DATASET EXCERPT:
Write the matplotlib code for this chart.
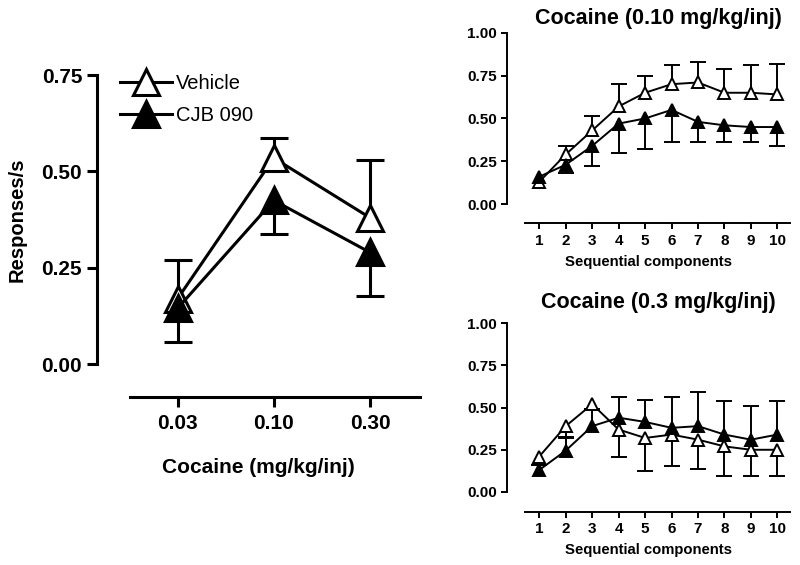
import numpy as np
import matplotlib
matplotlib.use('Agg')
import matplotlib.pyplot as plt

plt.rcParams['font.family'] = ['Liberation Sans', 'DejaVu Sans']

# main panel: dose-response
doses = ['0.03', '0.10', '0.30']
veh_mean = [0.17, 0.535, 0.38]
veh_sem = [0.10, 0.052, 0.15]
cjb_mean = [0.145, 0.425, 0.29]
cjb_sem = [0.088, 0.087, 0.113]

# sequential components (nan = no visible error bar)
comps = [1, 2, 3, 4, 5, 6, 7, 8, 9, 10]
veh_010 = [0.13, 0.29, 0.43, 0.57, 0.65, 0.70, 0.71, 0.65, 0.65, 0.64]
veh_010_sem = [np.nan, 0.05, 0.085, 0.13, 0.10, 0.11, 0.12, 0.14, 0.16, 0.18]
cjb_010 = [0.16, 0.23, 0.34, 0.47, 0.50, 0.55, 0.48, 0.46, 0.45, 0.45]
cjb_010_sem = [np.nan, 0.05, 0.12, 0.17, 0.18, 0.19, 0.12, 0.10, 0.09, 0.11]

veh_03 = [0.21, 0.39, 0.52, 0.37, 0.32, 0.34, 0.31, 0.27, 0.25, 0.25]
veh_03_sem = [0.05, 0.07, 0.03, 0.165, 0.195, 0.185, 0.175, 0.175, 0.155, 0.155]
cjb_03 = [0.13, 0.245, 0.39, 0.44, 0.415, 0.38, 0.39, 0.34, 0.31, 0.34]
cjb_03_sem = [0.03, 0.08, 0.10, 0.12, 0.13, 0.18, 0.20, 0.20, 0.20, 0.20]

fig = plt.figure(figsize=(8, 5.65), dpi=100)


def one_sided(ax, x, y, err, up, ms, lw, cap, face):
    zero = np.zeros(len(err))
    yerr = [zero, err] if up else [err, zero]
    line, caps, bars = ax.errorbar(x, y, yerr=yerr, fmt='-^', color='black',
                                   mfc=face, mec='black', ms=ms, lw=lw,
                                   mew=lw, elinewidth=lw, capsize=cap,
                                   capthick=lw, clip_on=False)
    # hide the caps on the side without error
    caps[0 if up else 1].set_visible(False)
    line.set_zorder(5)
    return line


def style(ax, ylim, ybounds, xbounds, tick_len, tick_w):
    ax.set_ylim(*ylim)
    ax.patch.set_visible(False)
    for s in ['top', 'right']:
        ax.spines[s].set_visible(False)
    ax.spines['left'].set_bounds(*ybounds)
    ax.spines['bottom'].set_bounds(*xbounds)
    ax.spines['left'].set_linewidth(tick_w)
    ax.spines['bottom'].set_linewidth(tick_w)
    ax.tick_params(direction='out', length=tick_len, width=tick_w)


# ---- main panel
ax = fig.add_axes([0.121, 0.297, 0.404, 0.570])
x = np.arange(len(doses))
l1 = one_sided(ax, x, veh_mean, veh_sem, True, 19, 2.2, 10, 'white')
l2 = one_sided(ax, x, cjb_mean, cjb_sem, False, 19, 2.2, 10, 'black')
ax.set_xlim(-0.84, 2.52)
style(ax, (-0.0857, 0.75), (0, 0.75), (-0.5, 2.52), 7, 2.2)
ax.set_yticks([0, 0.25, 0.5, 0.75])
ax.set_yticklabels(['0.00', '0.25', '0.50', '0.75'])
ax.set_xticks(x)
ax.set_xticklabels(doses)
for t in ax.get_xticklabels() + ax.get_yticklabels():
    t.set_fontsize(15)
    t.set_fontweight('bold')
ax.tick_params(axis='x', pad=5)
ax.set_ylabel('Responses/s', fontsize=14.5, fontweight='bold')
ax.yaxis.set_label_coords(-0.218, 0.551)
ax.set_xlabel('Cocaine (mg/kg/inj)', fontsize=15, fontweight='bold', labelpad=18)
ax.legend([l1, l2], ['Vehicle', 'CJB 090'], loc='upper left',
          bbox_to_anchor=(0.015, 1.06), frameon=False, fontsize=14.5,
          handlelength=2.6, handletextpad=0.2, labelspacing=0.65)

# ---- right panels
panels = [
    ([0.634, 0.605, 0.354, 0.337], 'Cocaine (0.10 mg/kg/inj)',
     veh_010, veh_010_sem, True, cjb_010, cjb_010_sem, False, -0.111, 6),
    ([0.634, 0.094, 0.354, 0.334], 'Cocaine (0.3 mg/kg/inj)',
     veh_03, veh_03_sem, False, cjb_03, cjb_03_sem, True, -0.118, 11),
]
for rect, title, vm, vs, vup, cm, cs, cup, ylo, tpad in panels:
    a = fig.add_axes(rect)
    one_sided(a, comps, vm, vs, vup, 9, 1.4, 5.5, 'white')
    one_sided(a, comps, cm, cs, cup, 9, 1.4, 5.5, 'black')
    a.set_xlim(-0.21, 10.49)
    style(a, (ylo, 1.0), (0, 1.0), (0.47, 10.49), 4, 1.4)
    a.set_yticks([0, 0.25, 0.5, 0.75, 1.0])
    a.set_yticklabels(['0.00', '0.25', '0.50', '0.75', '1.00'])
    a.set_xticks(comps)
    for t in a.get_xticklabels() + a.get_yticklabels():
        t.set_fontsize(11)
        t.set_fontweight('bold')
    a.set_xlabel('Sequential components', fontsize=10.7, fontweight='bold', labelpad=5)
    a.set_title(title, fontsize=15.5, fontweight='bold', x=0.534, pad=tpad)

fig.savefig('out.png', dpi=100)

GOAL: Skip the pictures and restate exactly the lines from the beginning of the listing to the line with "fig = plt.figure(figsize=(8, 5.65), dpi=100)", that line included.

SOLUTION TO THE EXERCISE:
Write the matplotlib code for this chart.
import numpy as np
import matplotlib
matplotlib.use('Agg')
import matplotlib.pyplot as plt

plt.rcParams['font.family'] = ['Liberation Sans', 'DejaVu Sans']

# main panel: dose-response
doses = ['0.03', '0.10', '0.30']
veh_mean = [0.17, 0.535, 0.38]
veh_sem = [0.10, 0.052, 0.15]
cjb_mean = [0.145, 0.425, 0.29]
cjb_sem = [0.088, 0.087, 0.113]

# sequential components (nan = no visible error bar)
comps = [1, 2, 3, 4, 5, 6, 7, 8, 9, 10]
veh_010 = [0.13, 0.29, 0.43, 0.57, 0.65, 0.70, 0.71, 0.65, 0.65, 0.64]
veh_010_sem = [np.nan, 0.05, 0.085, 0.13, 0.10, 0.11, 0.12, 0.14, 0.16, 0.18]
cjb_010 = [0.16, 0.23, 0.34, 0.47, 0.50, 0.55, 0.48, 0.46, 0.45, 0.45]
cjb_010_sem = [np.nan, 0.05, 0.12, 0.17, 0.18, 0.19, 0.12, 0.10, 0.09, 0.11]

veh_03 = [0.21, 0.39, 0.52, 0.37, 0.32, 0.34, 0.31, 0.27, 0.25, 0.25]
veh_03_sem = [0.05, 0.07, 0.03, 0.165, 0.195, 0.185, 0.175, 0.175, 0.155, 0.155]
cjb_03 = [0.13, 0.245, 0.39, 0.44, 0.415, 0.38, 0.39, 0.34, 0.31, 0.34]
cjb_03_sem = [0.03, 0.08, 0.10, 0.12, 0.13, 0.18, 0.20, 0.20, 0.20, 0.20]

fig = plt.figure(figsize=(8, 5.65), dpi=100)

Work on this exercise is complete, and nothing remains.